It seems strange to talk about snow after days and days of 50- and 60-degree temperatures and rain have left us with virtually none. This observation happened just over a week ago.
Near the compost pile I noticed a bright blue spot
and then another that I had walked right by without noticing.
I had heard of this phenomenon before: animals eat some kind of plant, which turns their urine blue. I thought I had heard it was caused by deer or rabbits, and either could be the culprit in our yard. So I started looking around, and then I started noticing lots of round scat, which means rabbits. (Deer scat is more oval.)
The plant: was it buckthorn?
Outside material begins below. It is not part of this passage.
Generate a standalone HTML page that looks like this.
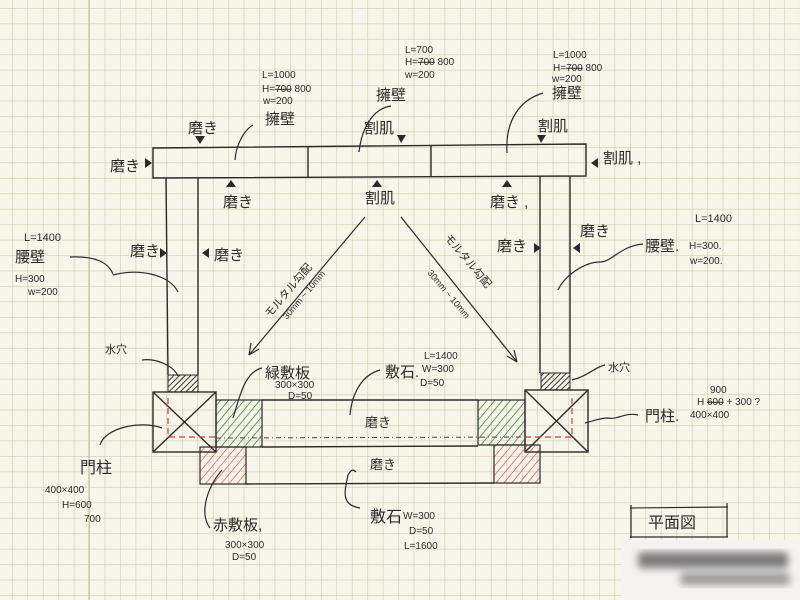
<!DOCTYPE html>
<html><head><meta charset="utf-8"><style>
html,body{margin:0;padding:0;background:#f8f6ea}
svg{display:block}
text{font-family:"Liberation Sans","Noto Sans CJK JP",sans-serif;fill:#2a2a2a}
.j{font-size:15px}
.s{font-size:10px}
</style></head><body>
<svg width="800" height="600" viewBox="0 0 800 600" xmlns="http://www.w3.org/2000/svg">
<defs>
<pattern id="g" x="12" y="8" width="15.45" height="15.45" patternUnits="userSpaceOnUse">
<path d="M0 0H15.45M0 0V15.45" stroke="#d0c9ad" stroke-width="1.2" fill="none"/>
</pattern>
<pattern id="hk" width="4" height="4" patternUnits="userSpaceOnUse" patternTransform="rotate(45)"><line x1="0" y1="0" x2="0" y2="4" stroke="#222" stroke-width="1.8"/></pattern>
<pattern id="hg" width="6" height="6" patternUnits="userSpaceOnUse" patternTransform="rotate(40)"><line x1="0" y1="0" x2="0" y2="6" stroke="#2e7d4a" stroke-width="1.5"/></pattern>
<pattern id="hr" width="6" height="6" patternUnits="userSpaceOnUse" patternTransform="rotate(40)"><line x1="0" y1="0" x2="0" y2="6" stroke="#d9364a" stroke-width="1.2"/></pattern>
<filter id="bl"><feGaussianBlur stdDeviation="4"/></filter>
</defs>
<rect width="800" height="600" fill="#f8f6ea"/>
<rect width="800" height="600" fill="url(#g)"/>
<line x1="89" y1="0" x2="89" y2="600" stroke="#c9c1a4" stroke-width="1.2"/>

<g stroke="#2a2a2a" stroke-width="1.4" fill="none">
<path d="M153 148 L586 144 L586 176 L153 178 Z"/>
<line x1="308" y1="147" x2="308" y2="177"/>
<line x1="431" y1="146" x2="431" y2="176"/>
<line x1="166" y1="178" x2="168" y2="375"/>
<line x1="198" y1="178" x2="198" y2="375"/>
<line x1="540" y1="176" x2="540" y2="373"/>
<line x1="570" y1="176" x2="570" y2="373"/>
</g>
<rect x="168" y="375" width="30" height="17" fill="url(#hk)" stroke="#2a2a2a"/>
<rect x="541" y="373" width="29" height="17" fill="url(#hk)" stroke="#2a2a2a"/>
<rect x="216" y="400" width="46" height="47" fill="url(#hg)" stroke="#2a2a2a" stroke-width="1.2"/>
<rect x="478" y="400" width="47" height="45" fill="url(#hg)" stroke="#2a2a2a" stroke-width="1.2"/>
<rect x="200" y="447" width="46" height="37" fill="url(#hr)" stroke="#2a2a2a" stroke-width="1.2"/>
<rect x="494" y="445" width="46" height="38" fill="url(#hr)" stroke="#2a2a2a" stroke-width="1.2"/>
<g stroke="#2a2a2a" stroke-width="1.4" fill="none">
<line x1="262" y1="400" x2="478" y2="400"/>
<line x1="262" y1="447" x2="478" y2="446"/>
<line x1="246" y1="484" x2="494" y2="483"/>
<rect x="153" y="392" width="63" height="60"/>
<line x1="153" y1="392" x2="216" y2="452"/><line x1="216" y1="392" x2="153" y2="452"/>
<rect x="525" y="390" width="63" height="62"/>
<line x1="525" y1="390" x2="588" y2="452"/><line x1="588" y1="390" x2="525" y2="452"/>
</g>
<g stroke="#d9364a" stroke-width="1.2" fill="none" stroke-dasharray="6 4">
<path d="M168 398 L168 437 L216 437"/>
<path d="M572 398 L572 437 L525 437"/>
</g>
<line x1="216" y1="438" x2="525" y2="437" stroke="#444" stroke-width="1" stroke-dasharray="5 3 1 3"/>

<g stroke="#2a2a2a" stroke-width="1.2" fill="none">
<line x1="365" y1="217" x2="249" y2="355"/>
<path d="M249 355 l2 -12 M249 355 l10 -6"/>
<line x1="401" y1="217" x2="517" y2="362"/>
<path d="M517 362 l-3 -12 M517 362 l-10 -6"/>
<path d="M253 125 C244 130 236 145 235 160"/>
<path d="M391 106 C375 108 362 125 359 152"/>
<path d="M543 93 C520 100 505 120 507 153"/>
<path d="M70 257 C95 256 108 262 113 274"/>
<path d="M113 275 C140 268 170 275 178 292"/>
<path d="M643 244 C620 246 612 262 600 262 C585 262 565 275 558 290"/>
<path d="M142 360 C155 358 173 365 178 376"/>
<path d="M100 445 C105 428 140 420 162 428"/>
<path d="M262 368 C245 372 240 395 233 418"/>
<path d="M380 370 C362 375 352 393 350 415"/>
<path d="M210 528 C200 515 205 490 222 470"/>
<path d="M360 508 C340 505 345 490 348 475 C352 468 354 470 356 472"/>
<path d="M605 365 C595 367 590 375 572 380"/>
<path d="M638 415 C625 412 618 420 608 418 C600 418 597 420 585 423"/>
</g>

<g fill="#2a2a2a">
<path d="M195 136 l10 0 l-5 8z"/>
<path d="M145 158 l7 5 l-7 5z"/>
<path d="M397 135 l9 0 l-5 8z"/>
<path d="M537 135 l9 0 l-5 8z"/>
<path d="M598 158 l-7 5 l7 5z"/>
<path d="M226 187 l5 -7 l5 7z"/>
<path d="M372 187 l5 -7 l5 7z"/>
<path d="M502 187 l5 -7 l5 7z"/>
<path d="M160 248 l7 5 l-7 5z"/>
<path d="M209 248 l-7 5 l7 5z"/>
<path d="M534 243 l7 5 l-7 5z"/>
<path d="M580 243 l-7 5 l7 5z"/>
</g>

<g class="s">
<text x="262" y="78">L=1000</text>
<text x="262" y="92">H=<tspan text-decoration="line-through">700</tspan>  800</text>
<text x="263" y="104">w=200</text>
<text x="405" y="53">L=700</text>
<text x="405" y="65">H=<tspan text-decoration="line-through">700</tspan>  800</text>
<text x="405" y="78">w=200</text>
<text x="553" y="58">L=1000</text>
<text x="553" y="71">H=<tspan text-decoration="line-through">700</tspan>  800</text>
<text x="552" y="82">w=200</text>
<text x="24" y="241" font-size="11">L=1400</text>
<text x="15" y="282">H=300</text>
<text x="28" y="295">w=200</text>
<text x="695" y="222" font-size="11">L=1400</text>
<text x="689" y="249">H=300.</text>
<text x="690" y="264">w=200.</text>
<text x="45" y="493">400×400</text>
<text x="62" y="508">H=600</text>
<text x="84" y="522">700</text>
<text x="275" y="388">300×300</text>
<text x="288" y="399">D=50</text>
<text x="424" y="359">L=1400</text>
<text x="422" y="372">W=300</text>
<text x="420" y="386">D=50</text>
<text x="225" y="548">300×300</text>
<text x="232" y="560">D=50</text>
<text x="403" y="519">W=300</text>
<text x="409" y="534">D=50</text>
<text x="404" y="549">L=1600</text>
<text x="710" y="393">900</text>
<text x="697" y="405">H <tspan text-decoration="line-through">600</tspan> + 300 ?</text>
<text x="690" y="418">400×400</text>
</g>
<g class="j">
<text x="265" y="124">擁壁</text>
<text x="188" y="133">磨き</text>
<text x="110" y="171">磨き</text>
<text x="376" y="100">擁壁</text>
<text x="364" y="133">割肌</text>
<text x="552" y="98">擁壁</text>
<text x="538" y="131">割肌</text>
<text x="603" y="163">割肌 ,</text>
<text x="223" y="207">磨き</text>
<text x="365" y="203">割肌</text>
<text x="490" y="207">磨き ,</text>
<text x="15" y="262">腰壁</text>
<text x="130" y="256">磨き</text>
<text x="214" y="260">磨き</text>
<text x="497" y="251">磨き</text>
<text x="580" y="236">磨き</text>
<text x="645" y="251">腰壁.</text>
<text x="105" y="353" font-size="11">水穴</text>
<text x="608" y="371" font-size="11">水穴</text>
<text x="80" y="473" font-size="16">門柱</text>
<text x="265" y="378">緑敷板</text>
<text x="385" y="377">敷石.</text>
<text x="365" y="427" font-size="13">磨き</text>
<text x="370" y="469" font-size="13">磨き</text>
<text x="213" y="530">赤敷板,</text>
<text x="370" y="522" font-size="16">敷石</text>
<text x="645" y="421">門柱.</text>
</g>
<g font-size="11">
<text transform="translate(270,318) rotate(-50)">モルタル勾配</text>
<text font-size="9" transform="translate(287,320) rotate(-50)">30mm ~ 10mm</text>
<text transform="translate(444,238) rotate(50)">モルタル勾配</text>
<text font-size="9" transform="translate(427,273) rotate(50)">30mm ~ 10mm</text>
</g>
<g stroke="#2a2a2a" stroke-width="1.2" fill="none">
<line x1="630" y1="508" x2="728" y2="507"/>
<line x1="630" y1="537" x2="728" y2="537"/>
<line x1="631" y1="505" x2="631" y2="538"/>
<line x1="727" y1="503" x2="727" y2="537"/>
</g>
<text x="648" y="528" font-size="16">平面図</text>
<rect x="622" y="540" width="178" height="60" fill="#f4f3f0"/>
<g filter="url(#bl)" fill="#7a7a7a">
<rect x="638" y="552" width="150" height="16" rx="4"/>
<rect x="680" y="573" width="110" height="12" rx="4" fill="#999"/>
</g>
</svg>
</body></html>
Hmm, didn’t we just realize we have a patch of buckthorn in the yard?
Yep, the stems of these small trees (which I suspect are buckthorn, given their appearance and location close to confirmed buckthorn) seem to have been snacked. An Instagram friend told me last year that rabbits chew the stems of plants cleanly at a 45-degree angle, like the photo above, while deer cuts are more crushed or ragged. Rabbits are also known to remove the bark all the way around a tree, potentially like the messy work below – though so are deer. This damage’s cause is less clear to me.
Several unofficial sources agree that both rabbits and deer are the animals in the equation, and the chemical is almost always from buckthorn (though apparently salts could be another culprit). Interestingly enough, it’s the bark of buckthorn, and not the berries, that causes this phenomenon.
And a closer look at the first spot showed some rabbit scat right next to the blue.
If only the rabbits could eat enough of the buckthorn to kill it.